Hi folks,
Do you know if there is a way to automaticly detect the charset from a
bytes array ? In fact, I would like to decode a byte array, with the
good charset interpretor, given that I do not know which charset was
used to encode it.
The CharsetDecoder class seems to have a "isAutoDetecting" boolean
method : this means that there should exists a 'generic' charset
decoder implementation which could auto detect the charset. Am I right
?
Any suggestion would be appreciated,
Thanks folks !
Antoine Larcher
Alan Moore - 06 May 2005 20:16 GMT
>Hi folks,
>
[quoted text clipped - 7 lines]
>decoder implementation which could auto detect the charset.

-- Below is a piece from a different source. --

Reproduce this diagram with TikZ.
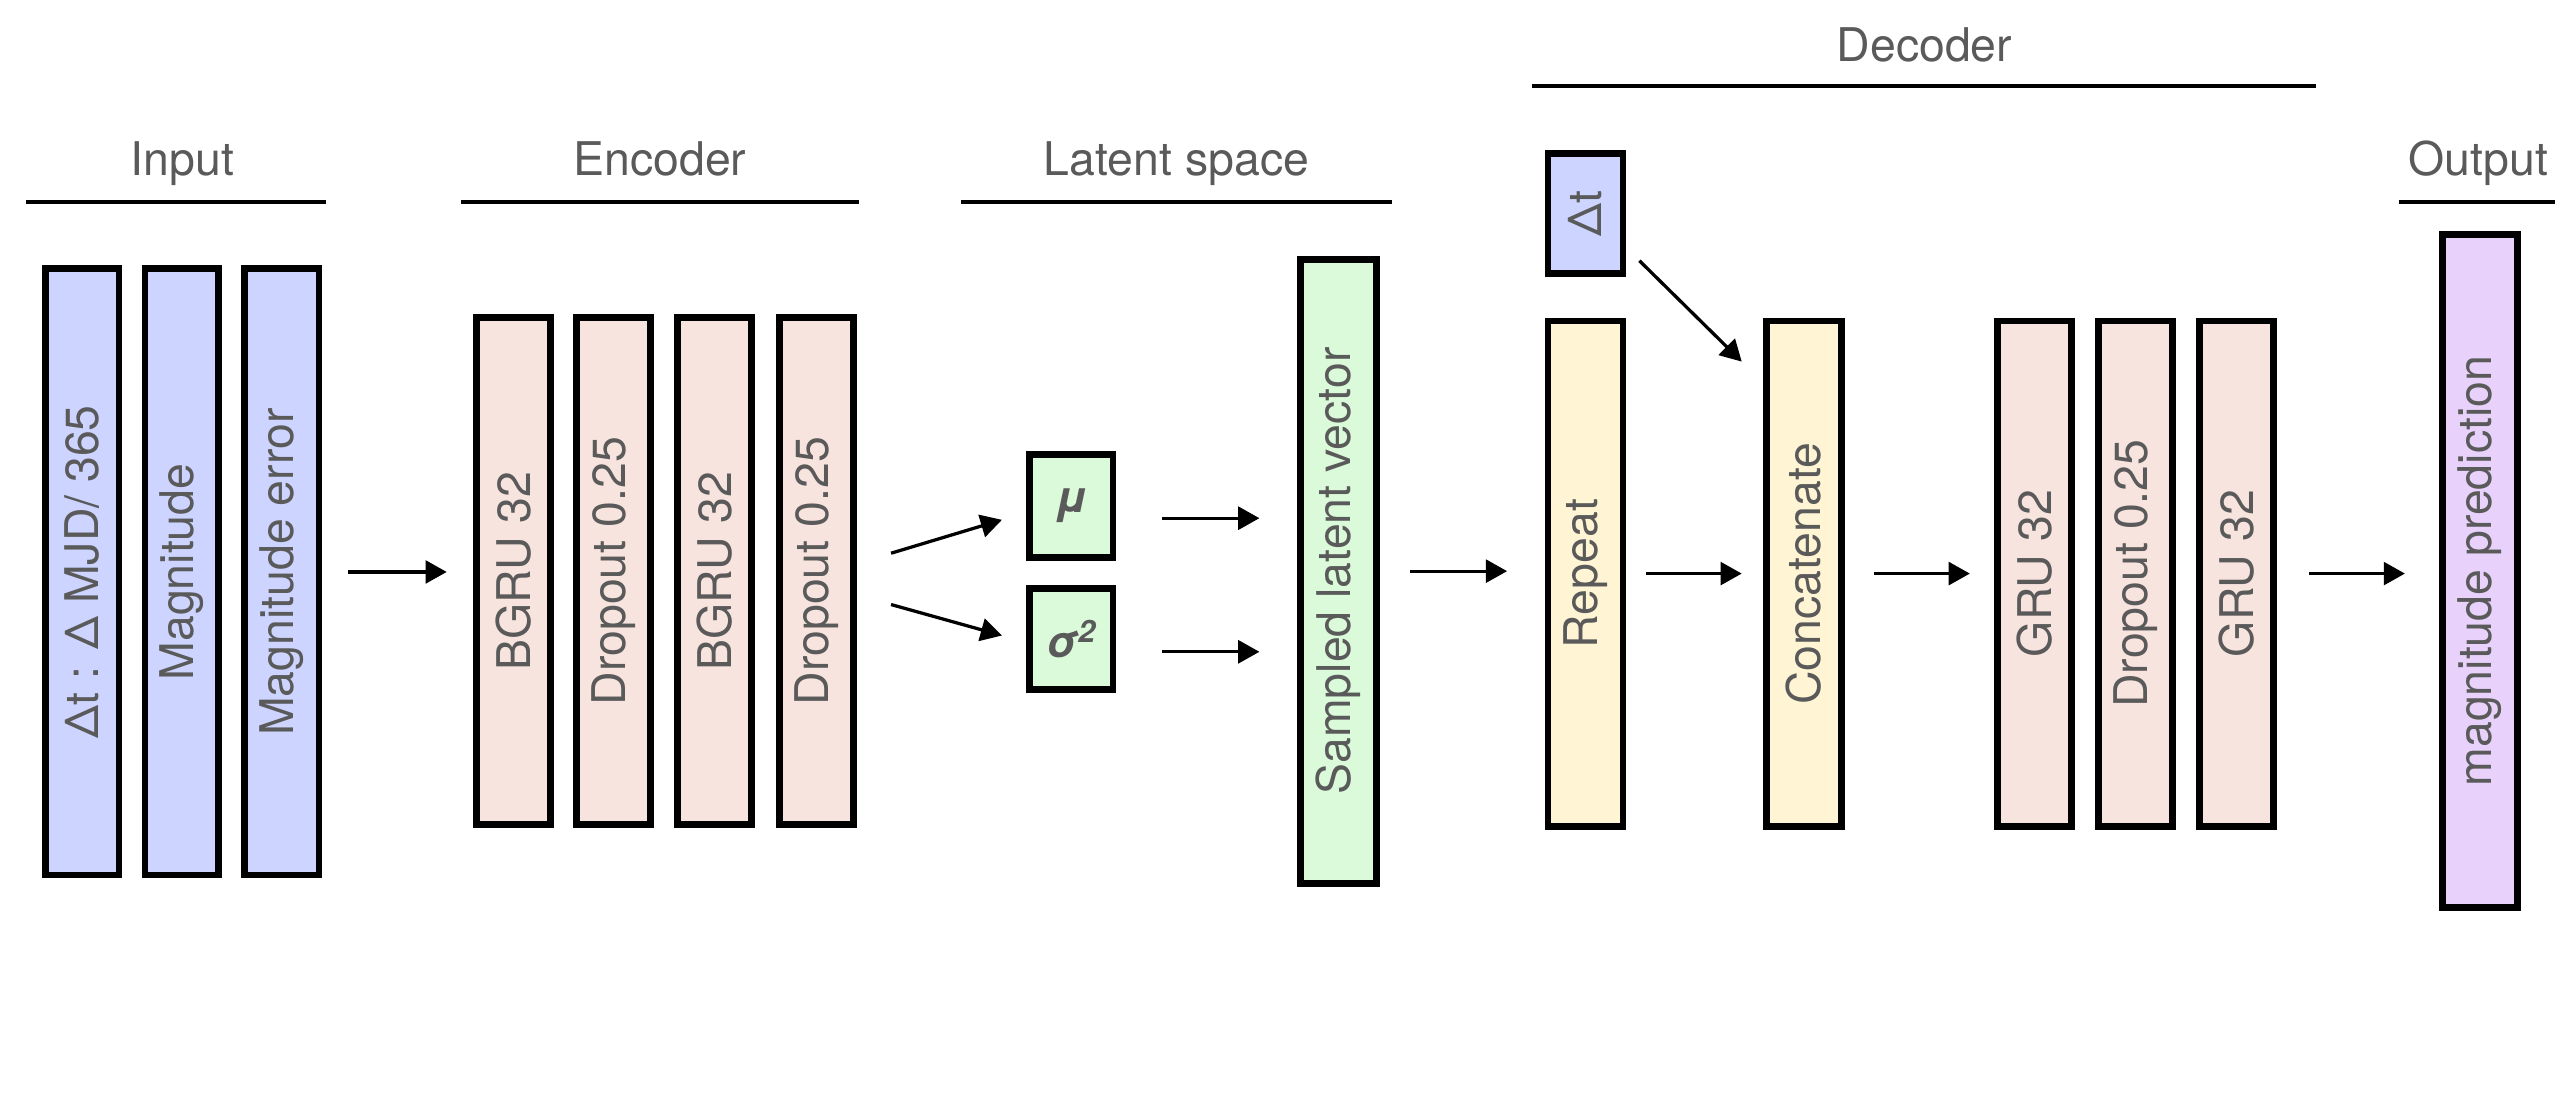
\documentclass[tikz,border=0pt]{standalone}
\usepackage{fontspec}
\setmainfont{TeX Gyre Heros}
\usepackage{graphicx}
\usetikzlibrary{arrows.meta,calc}
\definecolor{inblue}{HTML}{CCD4FF}
\definecolor{encpink}{HTML}{F8E4DE}
\definecolor{latgreen}{HTML}{DAFADA}
\definecolor{decyellow}{HTML}{FFF4D4}
\definecolor{outpurple}{HTML}{E8D2FC}
\definecolor{txtgray}{HTML}{5A5A5A}
\newcommand\lblfont{\fontsize{28.5}{34}\selectfont}
\newcommand\ttlfont{\fontsize{28.5}{34}\selectfont}
\newcommand\vtext[1]{\rotatebox{90}{#1}}
\begin{document}
\begin{tikzpicture}[x=1pt,y=-1pt,
  box/.style={draw=black, line width=4.2pt, inner sep=0pt, font=\lblfont, text=txtgray},
  arr/.style={line width=2pt, -{Triangle[length=13pt,width=14pt]}},
  ttl/.style={font=\ttlfont, text=txtgray, anchor=base, inner sep=0pt},
  rulel/.style={line width=2.6pt}]
\useasboundingbox (0,0) rectangle (1568,681);

% titles
\node[ttl] (tin) at (112,107.5) {Input};
\node[ttl] (tenc) at (405,107.5) {Encoder};
\node[ttl] (tlat) at (722,107.5) {Latent space};
\node[ttl] (tdec) at (1181,37.5) {Decoder};
\node[ttl] (tout) at (1521,107.5) {Output};
\draw[rulel] (16,124) -- (200,124);
\draw[rulel] (283,124) -- (527,124);
\draw[rulel] (590,124) -- (854,124);
\draw[rulel] (940,53) -- (1421,53);
\draw[rulel] (1472,124) -- (1568,124);

% input
\node[box, fill=inblue, minimum width=45pt, minimum height=372pt] (in1) at (50.5,351) {\vtext{Δt : Δ MJD/ 365}};
\node[box, fill=inblue, minimum width=45pt, minimum height=372pt] (in2) at (111.5,351) {\vtext{Magnitude}};
\node[box, fill=inblue, minimum width=45.5pt, minimum height=372pt] (in3) at (173,351) {\vtext{Magnitude error}};

% encoder
\node[box, fill=encpink, minimum width=45.5pt, minimum height=311pt] (e1) at (315,350.5) {\vtext{BGRU 32}};
\node[box, fill=encpink, minimum width=45pt, minimum height=311pt] (e2) at (376.5,350.5) {\vtext{Dropout 0.25}};
\node[box, fill=encpink, minimum width=45pt, minimum height=311pt] (e3) at (438.5,350.5) {\vtext{BGRU 32}};
\node[box, fill=encpink, minimum width=45.5pt, minimum height=311pt] (e4) at (501,350.5) {\vtext{Dropout 0.25}};

% latent
\node[box, fill=latgreen, minimum width=51pt, minimum height=63pt] (mu) at (657.5,310.5) {\fontsize{27}{30}\selectfont\bfseries\itshape μ};
\node[box, fill=latgreen, minimum width=51pt, minimum height=62pt] (sig) at (657.5,392) {\fontsize{27}{30}\selectfont\bfseries\itshape σ\textsuperscript{2}};
\node[box, fill=latgreen, minimum width=47pt, minimum height=383pt] (smp) at (821.5,350.5) {\vtext{Sampled latent vector}};

% decoder
\node[box, fill=inblue, minimum width=46pt, minimum height=74pt] (dt) at (973,131) {\vtext{Δt}};
\node[box, fill=decyellow, minimum width=46pt, minimum height=310pt] (rep) at (973,352) {\vtext{Repeat}};
\node[box, fill=decyellow, minimum width=46pt, minimum height=310pt] (cat) at (1107,352) {\vtext{Concatenate}};
\node[box, fill=encpink, minimum width=45pt, minimum height=310pt] (g1) at (1248.5,352) {\vtext{GRU 32}};
\node[box, fill=encpink, minimum width=45pt, minimum height=310pt] (g2) at (1310.5,352) {\vtext{Dropout 0.25}};
\node[box, fill=encpink, minimum width=45pt, minimum height=310pt] (g3) at (1372.5,352) {\vtext{GRU 32}};

% output
\node[box, fill=outpurple, minimum width=46pt, minimum height=413pt] (out) at (1522,350.5) {\vtext{magnitude prediction}};

% arrows
\draw[arr, shorten <=16pt, shorten >=16pt] (in3.east) -- (in3.east -| e1.west);
\draw[arr] ($(e4.east)+(21,-11)$) -- ($(mu.west)+(-15,8.5)$);
\draw[arr] ($(e4.east)+(21,20.5)$) -- ($(sig.west)+(-15,-2)$);
\draw[arr, shorten <=28pt, shorten >=23pt] ($(mu.east)+(0,7.5)$) -- ($(mu.east -| smp.west)+(0,7.5)$);
\draw[arr, shorten <=28pt, shorten >=23pt] ($(sig.east)+(0,8)$) -- ($(sig.east -| smp.west)+(0,8)$);
\draw[arr, shorten <=18pt, shorten >=23pt] (smp.east) -- (smp.east -| rep.west);
\draw[arr, shorten <=12pt, shorten >=13pt] (rep.east) -- (rep.east -| cat.west);
\draw[arr] ($(dt.east)+(8,29)$) -- ($(cat.north west)+(-13,27)$);
\draw[arr, shorten <=18pt, shorten >=15pt] (cat.east) -- (cat.east -| g1.west);
\draw[arr, shorten <=20pt, shorten >=21pt] (g3.east) -- (g3.east -| out.west);
\end{tikzpicture}
\end{document}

Am I right
>?
Unfortunately, that auto-detect feature is very limited. If you know
you're reading Chinese text, but don't know which of the several
Chinese encodings it was written in, you can use an auto-detecting
"wrapper" Charset that figures it out for you. I think there's one
for Japanese text as well, but there's no built-in universal
auto-detecting Charset.
I use this tool:
http://glaforge.free.fr/wiki/index.php?wiki=GuessEncoding
It only works with a limited set of Unicode and Western encodings, but
it's perfect for my needs. If you need something with broader
applicability, look for the CharDet package from Mozilla.